Monday, February 13, 2006

Say it ain't so, Bill: Buckley and the Decline of the Right

Casey Khan's reference to NR's coverage of the attack on the USS Liberty reminds one that there was a time, long ago, when the mainstream right wasn't simply another dutiful shill for Israeli interests.

Moreover, it is not simply the priority that foreign interests receive at places like NR and the Weekly Standard; on the contrary, the mainstream right has made its peace with Big Government (especially with its warm embrace of Bush), ceased to resist the cultural dissolution entailed by massive Third World immigration, and now offers only feeble resistance in what is often termed the "values" debate.

Part of the retreat must be ascribed to the right's long romance with often bootless military adventuring, a singular drama composed of equal parts tragedy and farce, whose staging was made necessary by the peculiar demands of the Cold War. But part of the retreat is due to something simpler: the loss of nerve.

It may have been that the forces of history were against us, and that resistance to the Great Society, to say nothing of the New Deal, was ultimately futile. Yes, but much is to be said for a principled stand, futile or not. And in any case, there is something repugnant about earnestly seeking to make oneself palatable to the opposition, which Buckley seems to have done on more than one occasion. We should think the lesson fairly obvious, but it just goes to show that there is a price to be paid for traveling the Manhattan dinner circuit, and that even good men sometimes wear down with time.

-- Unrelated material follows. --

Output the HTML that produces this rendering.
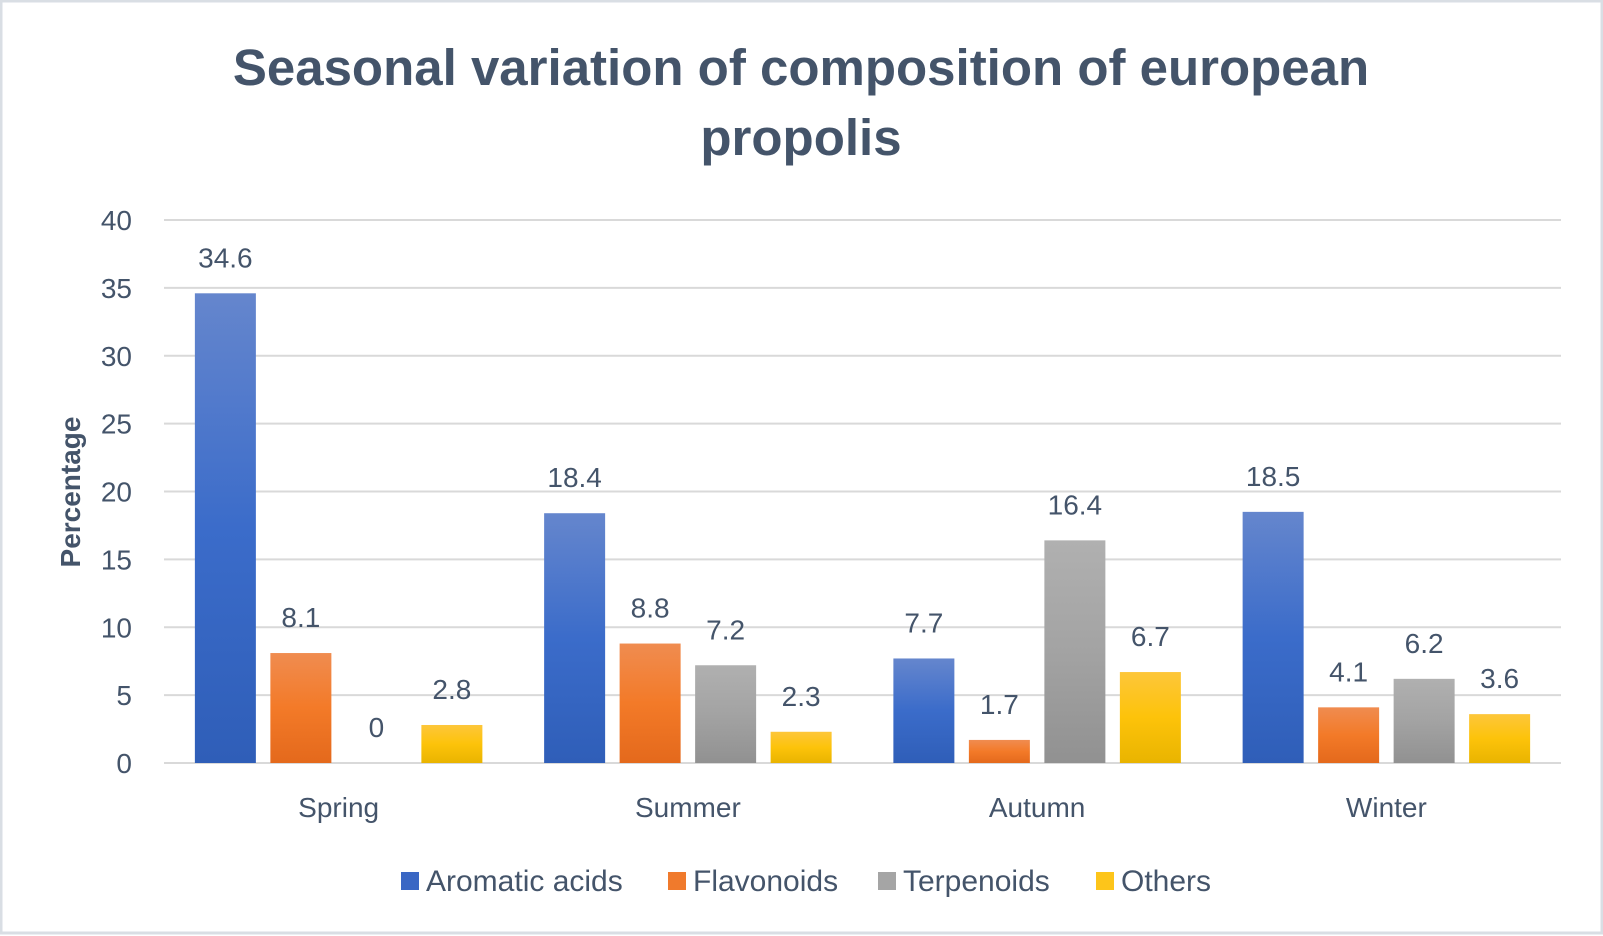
<!DOCTYPE html>
<html><head><meta charset="utf-8"><style>
html,body{margin:0;padding:0;background:#fff;}
svg{display:block;font-family:"Liberation Sans",sans-serif;}
</style></head><body>
<svg id="chart" width="1603" height="936" viewBox="0 0 1603 936">
<defs>
<linearGradient id="gB" x1="0" y1="0" x2="0" y2="1"><stop offset="0" stop-color="#6586cd"/><stop offset="0.5" stop-color="#3b6cca"/><stop offset="1" stop-color="#2f5eb8"/></linearGradient>
<linearGradient id="gO" x1="0" y1="0" x2="0" y2="1"><stop offset="0" stop-color="#f08c50"/><stop offset="0.5" stop-color="#f37a28"/><stop offset="1" stop-color="#e4691c"/></linearGradient>
<linearGradient id="gG" x1="0" y1="0" x2="0" y2="1"><stop offset="0" stop-color="#b0b0b0"/><stop offset="0.5" stop-color="#a3a3a3"/><stop offset="1" stop-color="#919191"/></linearGradient>
<linearGradient id="gY" x1="0" y1="0" x2="0" y2="1"><stop offset="0" stop-color="#fdc63a"/><stop offset="0.5" stop-color="#fdc30a"/><stop offset="1" stop-color="#e9b400"/></linearGradient>
</defs>
<rect x="1" y="1" width="1601" height="932" fill="#fff" stroke="#d9dee4" stroke-width="3"/>
<text x="801" y="85" text-anchor="middle" font-size="51" font-weight="bold" fill="#44546a">Seasonal variation of composition of european</text>
<text x="801" y="155" text-anchor="middle" font-size="51" font-weight="bold" fill="#44546a">propolis</text>
<text transform="translate(80,492) rotate(-90)" text-anchor="middle" font-size="28" font-weight="bold" fill="#44546a">Percentage</text>
<g id="grid"></g><g id="bars"></g><g id="labels"></g><g id="legend"></g>
</svg>
<script>
const categories = ["Spring","Summer","Autumn","Winter"];
const seriesNames = ["Aromatic acids","Flavonoids","Terpenoids","Others"];
const aromatic = [34.6,18.4,7.7,18.5];
const flavonoids = [8.1,8.8,1.7,4.1];
const terpenoids = [0,7.2,16.4,6.2];
const others = [2.8,2.3,6.7,3.6];
const yTicks = [0,5,10,15,20,25,30,35,40];

const series = [aromatic, flavonoids, terpenoids, others];
const fills = ["url(#gB)","url(#gO)","url(#gG)","url(#gY)"];
const solid = ["#3a67c4","#f07a2c","#a5a5a5","#fdc51a"];
const NS = "http://www.w3.org/2000/svg";
const L=164, R=1561, T=220, B=763, yMax=40;
const y = v => B - (v/yMax)*(B-T);
const catW = (R-L)/categories.length;
const barW = 61, step = 75.5;
const x = (ci, si) => L + catW*ci + catW/2 - (step*3+barW)/2 + si*step;
function mk(tag, attrs, parent, text){const e=document.createElementNS(NS,tag);for(const k in attrs)e.setAttribute(k,attrs[k]);if(text!==undefined)e.textContent=text;parent.appendChild(e);return e;}
const grid=document.getElementById('grid'), bars=document.getElementById('bars'), labels=document.getElementById('labels'), legend=document.getElementById('legend');
yTicks.forEach(t=>{
  const ln=mk('line',{x1:L,x2:R,y1:y(t),y2:y(t),stroke:'#d9d9d9','stroke-width':2},grid);
  
  
  const tx=mk('text',{x:132,y:y(t)+10,'text-anchor':'end','font-size':28,fill:'#44546a'},grid,String(t));
  
  
});
categories.forEach((c,ci)=>{
  const tx=mk('text',{x:L+catW*ci+catW/2,y:817,'text-anchor':'middle','font-size':28,fill:'#44546a'},labels,c);
  
  
  series.forEach((s,si)=>{
    const v=s[ci];
    const r=mk('rect',{x:x(ci,si),y:y(v),width:barW,height:B-y(v),fill:fills[si]},bars);
    
    
    const lb=mk('text',{x:x(ci,si)+barW/2,y:y(v)-26,'text-anchor':'middle','font-size':28,fill:'#44546a'},labels,String(v));
    
    
  });
});
const legX=[401,668,878,1096];
seriesNames.forEach((n,i)=>{
  const m=mk('rect',{x:legX[i],y:872,width:18,height:18,fill:solid[i]},legend);
  
  
  const t=mk('text',{x:legX[i]+25,y:891,'font-size':30,fill:'#44546a'},legend,n);
  
  
});
</script>
</body></html>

One of Joe Sobran's recollections, which should be of particular interest to American Catholics eager to demonstrate their support for "our only reliable ally" in the Middle East, is here. The story about the church on the West Bank is positively shameful.

But Scott McConnell also has an interesting piece here. We remember reading NR at the time O'Sullivan was replaced, and being disappointed and confused at his demotion. Now we know why.